Next Embedding Prediction Makes World Models Stronger
George Bredis, Nikita Balagansky, Daniil Gavrilov, Ruslan Rakhimov
2026-03-04
Summary
This paper introduces a new method called NE-Dreamer for teaching computers to learn through trial and error, specifically in situations where they don't have complete information about what's going on around them.
What's the problem?
When a computer is learning to do something, like play a game or control a robot, it needs to understand how its actions affect the world over time. This is especially hard when the computer can't see everything – imagine trying to play a game with a blurry screen! Existing methods often struggle to keep track of important information over longer periods, or they require a lot of extra help to learn effectively.
What's the solution?
NE-Dreamer solves this by using a special tool called a 'temporal transformer.' Think of it like a really good memory that helps the computer predict what will happen next based on what it has already experienced. Instead of trying to recreate what it sees (like some other methods), NE-Dreamer focuses on predicting the *important* parts of the situation as it changes, directly in a simplified representation of the world. This allows it to learn more efficiently and build a better understanding of how things work.
Why it matters?
This research shows that predicting what happens next using temporal transformers is a powerful way to teach computers to learn in complex and uncertain environments. It performs as well as, or even better than, other leading methods on challenging tasks, meaning it could be used to create more intelligent robots and AI systems that can handle real-world situations more effectively.
Abstract
Capturing temporal dependencies is critical for model-based reinforcement learning (MBRL) in partially observable, high-dimensional domains. We introduce NE-Dreamer, a decoder-free MBRL agent that leverages a temporal transformer to predict next-step encoder embeddings from latent state sequences, directly optimizing temporal predictive alignment in representation space.
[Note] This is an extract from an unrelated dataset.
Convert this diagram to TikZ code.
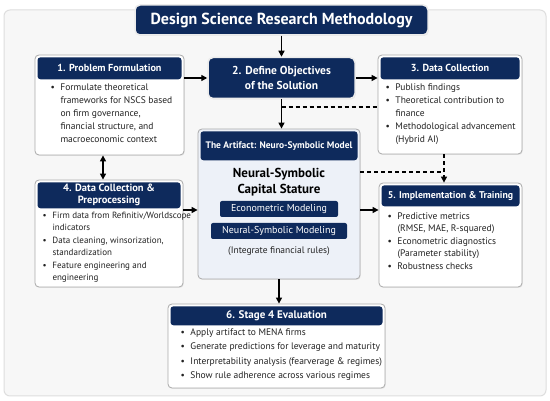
\documentclass[tikz,border=0pt]{standalone}
\usepackage{fontspec}
\setmainfont{PT Sans}
\usetikzlibrary{positioning,arrows.meta,shadows}
\definecolor{navy}{RGB}{14,42,92}
\definecolor{panelbg}{RGB}{247,247,247}
\definecolor{panelline}{RGB}{222,222,222}
\definecolor{cardline}{RGB}{170,170,170}
\definecolor{artfill}{RGB}{237,241,248}
\definecolor{bodyink}{RGB}{34,34,34}
\newcommand{\bu}{\makebox[10pt][l]{\textbullet}}
\newcommand{\cont}{\hspace*{10pt}}
\tikzset{
  card/.style = {draw=cardline, fill=white, rounded corners=4pt,
    line width=0.8pt, inner sep=0pt,
    drop shadow={opacity=0.12, shadow xshift=0.8pt, shadow yshift=-1pt}},
  headbar/.style = {fill=navy, text=white, rounded corners=3pt, inner sep=0pt,
    align=center, font=\bfseries\fontsize{10.2}{12}\selectfont},
  navybox/.style = {fill=navy, text=white, draw=white!85!gray, line width=1.5pt,
    rounded corners=5pt, align=center, inner sep=0pt,
    drop shadow={opacity=0.15, shadow xshift=0.8pt, shadow yshift=-1pt}},% titre et etape 2
  pill/.style = {fill=navy, text=white, rounded corners=2pt, inner sep=0pt,
    minimum height=16pt, font=\fontsize{10}{12}\selectfont},
  bodytxt/.style = {align=left, inner sep=0pt, text=bodyink,
    font=\fontsize{9.5}{13}\selectfont},
  arr/.style = {-{Triangle[length=6pt,width=6pt]}, line width=1.4pt},
  dbl/.style = {{Triangle[length=6pt,width=6pt]}-{Triangle[length=6pt,width=6pt]}, line width=1.4pt},
  dsh/.style = {dashed, dash pattern=on 4pt off 3pt, line width=1.2pt}
}
\begin{document}
\begin{tikzpicture}[x=1pt,y=-1pt]
\useasboundingbox (0,0) rectangle (550,401);
\fill[white] (0,0) rectangle (550,401);
\draw[panelline, fill=panelbg, rounded corners=6pt, line width=1pt] (4,10) rectangle (546,396);

% titre
\node[navybox, minimum width=293pt, minimum height=30pt,
  font=\bfseries\fontsize{16}{19}\selectfont] (title) at (281.5,20) {Design Science Research Methodology};

% etapes
\node[card, minimum width=149pt, minimum height=100pt] (b1) at (109.5,105) {};
\node[headbar, minimum width=144pt, minimum height=22pt, below=2.5pt of b1.north] (h1) {1. Problem Formulation};
\node[bodytxt, below right=4pt and 13pt of h1.south west] (t1)
  {\bu Formulate theoretical\\ \cont frameworks for NSCS based\\ \cont on firm governance,\\
   \cont financial structure, and\\ \cont macroeconomic context};

\node[navybox, minimum width=147pt, minimum height=41pt,
  font=\bfseries\fontsize{11.5}{14.5}\selectfont] (b2) at (281.5,78) {2. Define Objectives\\of the Solution};

\node[card, minimum width=144pt, minimum height=99pt] (b3) at (450,104.5) {};
\node[headbar, minimum width=139pt, minimum height=22pt, below=2.5pt of b3.north] (h3) {3. Data Collection};
\node[bodytxt, below right=4pt and 5pt of h3.south west] (t3)
  {\bu Publish findings\\ \bu Theoretical contribution to\\ \cont finance\\
   \bu Methodological advancement\\ \cont (Hybrid AI)};

\node[card, minimum width=162pt, minimum height=150pt, fill=artfill] (art) at (279,204) {};
\node[headbar, minimum width=157pt, minimum height=29pt, below=2.5pt of art.north,
  font=\bfseries\fontsize{9.5}{12}\selectfont] (ah) {The Artifact: Neuro-Symbolic Model};
\node[align=center, inner sep=0pt, font=\bfseries\fontsize{13}{16}\selectfont] (nsc) at (279,182)
  {Neural-Symbolic\\Capital Stature};
\node[pill, minimum width=118pt] (p1) at (279,209) {Econometric Modeling};
\node[pill, minimum width=136pt] (p2) at (279,231) {Neural-Symbolic Modeling};
\node[inner sep=0pt, text=bodyink, font=\fontsize{9.5}{12}\selectfont] (rules) at (279,251) {(Integrate financial rules)};

\node[card, minimum width=148pt, minimum height=107pt] (b4) at (109,233.5) {};
\node[headbar, minimum width=143pt, minimum height=26pt, below=2.5pt of b4.north,
  font=\bfseries\fontsize{10.5}{12}\selectfont] (h4) {4. Data Collection \&\\Preprocessing};
\node[bodytxt, below right=3pt and 5pt of h4.south west, font=\fontsize{9}{12.5}\selectfont] (t4)
  {\bu Firm data from Refinitiv/Worldscope\\ \cont indicators\\ \bu Data cleaning, winsorization,\\
   \cont standardization\\ \bu Feature engineering and\\ \cont engineering};

\node[card, minimum width=143pt, minimum height=104pt] (b5) at (450.5,235) {};
\node[headbar, minimum width=138pt, minimum height=21pt, below=2.5pt of b5.north,
  font=\bfseries\fontsize{9.8}{12}\selectfont] (h5) {5. Implementation \& Training};
\node[bodytxt, below right=6pt and 6pt of h5.south west, font=\fontsize{9.5}{12.5}\selectfont] (t5)
  {\bu Predictive metrics\\ \cont (RMSE, MAE, R-squared)\\ \bu Econometric diagnostics\\
   \cont (Parameter stability)\\ \bu Robustness checks};

\node[card, minimum width=217pt, minimum height=84pt] (b6) at (276.5,346) {};
\node[headbar, minimum width=212pt, minimum height=19pt, below=2.5pt of b6.north,
  font=\bfseries\fontsize{11}{12}\selectfont] (h6) {6. Stage 4 Evaluation};
\node[bodytxt, below right=3pt and 10pt of h6.south west, font=\fontsize{9.5}{14.5}\selectfont] (t6)
  {\bu Apply artifact to MENA firms\\ \bu Generate predictions for leverage and maturity\\
   \bu Interpretability analysis (fearverage \& regimes)\\ \bu Show rule adherence across various regimes};

% fleches
\coordinate (d1) at (281.5,107);
\coordinate (jn) at (444,172);
\coordinate (mid) at (0,210);
\coordinate (lv) at (103,0);
\draw[arr] (title) -- (b2);
\draw[arr] (b1.east |- b2) -- (b2.west);
\draw[arr] (b2.east) -- (b2.east -| b3.west);
\draw[arr] (b2.south) -- (b2.south |- art.north);
\draw[dsh] (d1) -- (d1 -| b3.west);
\draw[dsh] (art.east |- jn) -- (jn);
\draw[dsh, -{Triangle[length=6pt,width=6pt]}] (b3.south -| jn) -- (b5.north -| jn);
\draw[dbl] (b1.south -| lv) -- (b4.north -| lv);
\draw[arr] (b4.east |- mid) -- (art.west |- mid);
\draw[arr] (art.east |- mid) -- (b5.west |- mid);
\draw[arr] (art.south) -- (art.south |- b6.north);
\end{tikzpicture}
\end{document}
This approach enables NE-Dreamer to learn coherent, predictive state representations without reconstruction losses or auxiliary supervision. On the DeepMind Control Suite, NE-Dreamer matches or exceeds the performance of DreamerV3 and leading decoder-free agents. On a challenging subset of DMLab tasks involving memory and spatial reasoning, NE-Dreamer achieves substantial gains. These results establish next-embedding prediction with temporal transformers as an effective, scalable framework for MBRL in complex, partially observable environments.